Despite the move toward diversifying the federal government’s approach to environmental issues, funders must remember that while some of the recent challenges faced by BIPOC leaders and communities may have eased, the resource need has hardly diminished.

“There are plenty of ongoing crisis situations in BIPOC communities that need attention all the time,” a BIPOC interviewee said. “So some of these protocols about flexible funding that were special for COVID should be considered for [BIPOC] communities as the norm in the future because the emergency didn’t start this year and it’s not going to stop [after] this.”

If funders want to make a difference in the communities that are most impacted by the effects of climate change, they must listen to community leaders and let them lead.

“[I need funders to recognize] that there’s a whole relational component that is critical to making those funds be manifested in ways that are really mutually beneficial,” one BIPOC leader said.

Another chimed in: “Just start having conversations about what folks need and what they don’t need. I’m sure if a donor had a conversation with a BIPOC leader about what the needs were, they might say, ‘Oh, well, we didn’t realize that you just need, you know, extra access to vehicles, we can do that.’ I think there’s just this idea that the only way to support is to give money.”

 

A Path Forward

Fortunately, environmental philanthropy is growing more aware of the need to fund BIPOC-led organizations in the climate justice space. Fourteen US foundations have signed on to the Donors of Color Network’s Climate Funders Justice Pledge, promising transparency in their grant reporting and committing to “direct at least 30 percent of all climate giving to organizations run by, serving, and building power for communities of color” within two years. Two other organizations pledged to transparency only.

Seventeen foundations have also signed up for InDEEP’s latest offering, the Closing the Gap initiative, which aims to narrow the funding and resource gap between BIPOC-led and white-led organizations focused on fighting climate change. Attendees from each participating organization will engage in a six-month learning journey to gain a greater understanding of how climate and environmental grantmaking practices can be more inclusive.

The NGO Green 2.0 also offers a glimpse of accountability around staff and leadership diversity for the 40 largest nonprofits and foundations in the US with its annual Transparency Report Card. In 2020, Green 2.0 said several foundations outside of the top 40 volunteered their information so they could also be scored, with a total number of 13 foundations participating. Green 2.0 does this by gathering data submitted by the organizations to Guidestar by Candid.

Other individual foundations have made their own commitments and created programs designed to increase funding to BIPOC-led groups. The type of collective action seen in the Climate Funders Justice Pledge and the Closing the Gap initiative will hopefully lead to lasting equitable funding practices throughout the sector.

“You know, trying to foster a mentality of abundance, sharing, and of collaboration is going to be some big work for foundations,” said one person interviewed for the report. “The funders who have all the money and all the power, ultimately, have to say [they] want to foster collaboration. [They must] want to foster teamwork between organizations that have an affinity for each other as opposed to, you know, ‘y’all duke it out, and we’ll pick the best organization.’”

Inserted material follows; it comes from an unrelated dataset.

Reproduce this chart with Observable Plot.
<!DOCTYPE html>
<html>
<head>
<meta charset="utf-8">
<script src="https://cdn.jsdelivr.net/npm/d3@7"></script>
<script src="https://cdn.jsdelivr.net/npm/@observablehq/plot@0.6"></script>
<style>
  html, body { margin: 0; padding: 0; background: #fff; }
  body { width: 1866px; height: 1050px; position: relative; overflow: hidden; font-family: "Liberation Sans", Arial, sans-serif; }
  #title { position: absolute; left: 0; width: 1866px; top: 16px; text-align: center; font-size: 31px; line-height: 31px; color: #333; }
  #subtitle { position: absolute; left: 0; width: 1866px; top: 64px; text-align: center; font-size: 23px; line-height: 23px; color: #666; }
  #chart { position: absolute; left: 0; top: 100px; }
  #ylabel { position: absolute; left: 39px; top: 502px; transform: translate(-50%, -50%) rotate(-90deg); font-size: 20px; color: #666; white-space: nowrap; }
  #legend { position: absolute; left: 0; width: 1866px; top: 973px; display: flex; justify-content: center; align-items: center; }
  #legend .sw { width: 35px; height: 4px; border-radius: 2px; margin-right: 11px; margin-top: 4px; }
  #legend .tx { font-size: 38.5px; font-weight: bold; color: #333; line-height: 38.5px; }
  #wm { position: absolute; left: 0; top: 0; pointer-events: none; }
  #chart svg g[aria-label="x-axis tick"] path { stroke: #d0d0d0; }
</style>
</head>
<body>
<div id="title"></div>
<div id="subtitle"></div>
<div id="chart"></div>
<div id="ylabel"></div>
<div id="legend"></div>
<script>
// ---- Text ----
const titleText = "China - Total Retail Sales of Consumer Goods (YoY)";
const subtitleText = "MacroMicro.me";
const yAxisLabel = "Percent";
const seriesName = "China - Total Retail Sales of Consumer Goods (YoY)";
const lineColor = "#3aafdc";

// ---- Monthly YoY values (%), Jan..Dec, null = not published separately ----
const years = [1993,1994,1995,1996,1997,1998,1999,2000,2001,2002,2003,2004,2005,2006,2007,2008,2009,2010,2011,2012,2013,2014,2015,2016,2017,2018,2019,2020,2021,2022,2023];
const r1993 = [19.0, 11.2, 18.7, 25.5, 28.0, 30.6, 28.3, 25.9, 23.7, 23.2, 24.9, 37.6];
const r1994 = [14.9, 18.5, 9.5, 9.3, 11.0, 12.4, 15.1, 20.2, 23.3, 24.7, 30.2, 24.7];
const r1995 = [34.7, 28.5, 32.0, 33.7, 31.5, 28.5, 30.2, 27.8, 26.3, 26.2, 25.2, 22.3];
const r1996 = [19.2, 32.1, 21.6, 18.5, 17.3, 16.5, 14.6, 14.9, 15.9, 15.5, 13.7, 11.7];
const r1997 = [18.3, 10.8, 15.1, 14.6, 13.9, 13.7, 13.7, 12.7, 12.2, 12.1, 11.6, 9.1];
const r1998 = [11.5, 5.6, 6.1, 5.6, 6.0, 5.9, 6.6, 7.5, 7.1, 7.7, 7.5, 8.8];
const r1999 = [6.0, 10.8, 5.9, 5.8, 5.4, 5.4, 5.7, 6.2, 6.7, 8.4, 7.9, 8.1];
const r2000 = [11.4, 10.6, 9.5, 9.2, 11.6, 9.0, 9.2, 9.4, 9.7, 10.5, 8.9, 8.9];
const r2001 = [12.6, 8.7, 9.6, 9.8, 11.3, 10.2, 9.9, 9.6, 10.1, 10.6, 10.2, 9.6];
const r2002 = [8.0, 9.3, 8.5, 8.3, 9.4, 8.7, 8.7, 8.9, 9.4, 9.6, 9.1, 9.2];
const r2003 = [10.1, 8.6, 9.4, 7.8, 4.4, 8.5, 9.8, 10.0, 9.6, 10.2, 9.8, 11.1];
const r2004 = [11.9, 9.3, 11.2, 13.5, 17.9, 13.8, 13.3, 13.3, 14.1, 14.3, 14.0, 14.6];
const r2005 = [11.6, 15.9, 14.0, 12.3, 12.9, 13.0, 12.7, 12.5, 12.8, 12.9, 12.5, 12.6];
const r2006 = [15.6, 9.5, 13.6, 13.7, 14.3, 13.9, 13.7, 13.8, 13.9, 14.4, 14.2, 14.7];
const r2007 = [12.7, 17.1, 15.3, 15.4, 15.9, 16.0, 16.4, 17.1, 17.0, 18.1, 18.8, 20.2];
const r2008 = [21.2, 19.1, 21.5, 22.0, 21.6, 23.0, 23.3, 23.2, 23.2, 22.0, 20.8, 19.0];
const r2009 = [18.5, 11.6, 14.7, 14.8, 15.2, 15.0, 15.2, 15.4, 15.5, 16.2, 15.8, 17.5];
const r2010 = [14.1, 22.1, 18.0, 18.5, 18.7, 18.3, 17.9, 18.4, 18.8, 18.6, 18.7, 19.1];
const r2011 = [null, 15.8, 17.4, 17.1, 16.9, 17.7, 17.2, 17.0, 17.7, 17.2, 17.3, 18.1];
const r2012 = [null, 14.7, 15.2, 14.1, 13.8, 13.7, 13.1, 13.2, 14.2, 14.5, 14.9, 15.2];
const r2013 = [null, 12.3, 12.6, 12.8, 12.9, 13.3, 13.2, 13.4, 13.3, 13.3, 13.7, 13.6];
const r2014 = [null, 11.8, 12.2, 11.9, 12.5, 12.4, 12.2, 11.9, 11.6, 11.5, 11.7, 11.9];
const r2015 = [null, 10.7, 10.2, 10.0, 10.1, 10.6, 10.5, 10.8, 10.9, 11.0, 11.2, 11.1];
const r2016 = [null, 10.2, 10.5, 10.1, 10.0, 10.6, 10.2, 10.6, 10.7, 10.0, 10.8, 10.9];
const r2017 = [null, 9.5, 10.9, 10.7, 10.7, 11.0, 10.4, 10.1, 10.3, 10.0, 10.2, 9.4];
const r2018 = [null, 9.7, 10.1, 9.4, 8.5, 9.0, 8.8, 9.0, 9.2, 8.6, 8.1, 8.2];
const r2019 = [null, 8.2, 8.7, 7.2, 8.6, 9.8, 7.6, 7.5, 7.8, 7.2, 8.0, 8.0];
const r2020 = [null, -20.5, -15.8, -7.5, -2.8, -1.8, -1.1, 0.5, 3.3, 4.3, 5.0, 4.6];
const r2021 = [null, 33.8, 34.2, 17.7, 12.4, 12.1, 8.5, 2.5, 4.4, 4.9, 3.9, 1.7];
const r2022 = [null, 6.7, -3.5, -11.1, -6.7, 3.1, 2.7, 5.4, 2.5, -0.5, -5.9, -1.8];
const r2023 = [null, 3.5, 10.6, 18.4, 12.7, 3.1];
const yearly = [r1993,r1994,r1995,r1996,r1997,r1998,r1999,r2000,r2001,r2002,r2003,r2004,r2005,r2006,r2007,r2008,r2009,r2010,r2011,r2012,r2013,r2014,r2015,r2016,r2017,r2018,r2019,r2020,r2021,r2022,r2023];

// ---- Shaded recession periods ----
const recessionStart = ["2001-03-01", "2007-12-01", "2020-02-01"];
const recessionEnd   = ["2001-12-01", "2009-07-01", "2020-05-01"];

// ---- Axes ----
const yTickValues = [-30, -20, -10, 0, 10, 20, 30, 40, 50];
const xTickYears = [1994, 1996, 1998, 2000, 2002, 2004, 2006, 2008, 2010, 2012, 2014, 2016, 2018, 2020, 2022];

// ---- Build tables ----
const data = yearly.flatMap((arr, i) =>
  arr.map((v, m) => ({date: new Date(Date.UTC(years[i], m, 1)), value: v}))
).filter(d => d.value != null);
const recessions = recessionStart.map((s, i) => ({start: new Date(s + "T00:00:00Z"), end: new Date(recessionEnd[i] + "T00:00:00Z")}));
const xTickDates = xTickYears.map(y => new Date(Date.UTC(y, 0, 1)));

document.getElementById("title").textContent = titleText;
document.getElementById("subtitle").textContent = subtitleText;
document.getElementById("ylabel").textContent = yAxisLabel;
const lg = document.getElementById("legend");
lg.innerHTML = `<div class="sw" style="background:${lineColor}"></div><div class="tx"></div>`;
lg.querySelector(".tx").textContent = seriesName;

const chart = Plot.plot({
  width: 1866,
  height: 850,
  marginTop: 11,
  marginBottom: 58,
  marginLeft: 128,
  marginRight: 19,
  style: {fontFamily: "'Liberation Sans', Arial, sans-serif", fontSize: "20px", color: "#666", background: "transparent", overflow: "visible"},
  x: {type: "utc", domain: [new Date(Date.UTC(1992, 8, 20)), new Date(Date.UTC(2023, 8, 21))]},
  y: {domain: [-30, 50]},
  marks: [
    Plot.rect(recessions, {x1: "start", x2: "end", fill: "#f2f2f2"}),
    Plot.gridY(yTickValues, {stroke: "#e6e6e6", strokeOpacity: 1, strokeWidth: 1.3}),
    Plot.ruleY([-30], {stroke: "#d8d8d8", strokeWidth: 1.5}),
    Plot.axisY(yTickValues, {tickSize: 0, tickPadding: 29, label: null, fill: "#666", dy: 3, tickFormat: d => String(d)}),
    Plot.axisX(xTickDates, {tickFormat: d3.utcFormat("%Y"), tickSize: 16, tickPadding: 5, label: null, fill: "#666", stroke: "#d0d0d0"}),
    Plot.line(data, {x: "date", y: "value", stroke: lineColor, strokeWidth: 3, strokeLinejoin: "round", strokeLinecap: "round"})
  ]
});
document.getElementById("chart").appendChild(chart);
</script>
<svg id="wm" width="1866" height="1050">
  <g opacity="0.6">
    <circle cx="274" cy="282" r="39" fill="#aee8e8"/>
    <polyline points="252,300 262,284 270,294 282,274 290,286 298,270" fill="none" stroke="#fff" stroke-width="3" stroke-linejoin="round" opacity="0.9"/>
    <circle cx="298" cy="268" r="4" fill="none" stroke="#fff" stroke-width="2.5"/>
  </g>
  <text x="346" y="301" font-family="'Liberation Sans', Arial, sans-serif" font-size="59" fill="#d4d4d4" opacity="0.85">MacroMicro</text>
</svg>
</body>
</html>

In the end, environmental philanthropy’s work is not just about climate justice. Leading with a people-first mindset instead of prioritizing policies allows funders to flip from an issues-based perspective to a values-based one.

“This is not about one particular issue,” Color of Change CEO Rashad Robinson told attendees of a two-day convening hosted by The Presidents’ Forum on Racial Equity in Philanthropy in late 2020. “People don’t experience issues, they experience life, and the forces that hold folks back are deeply interrelated.”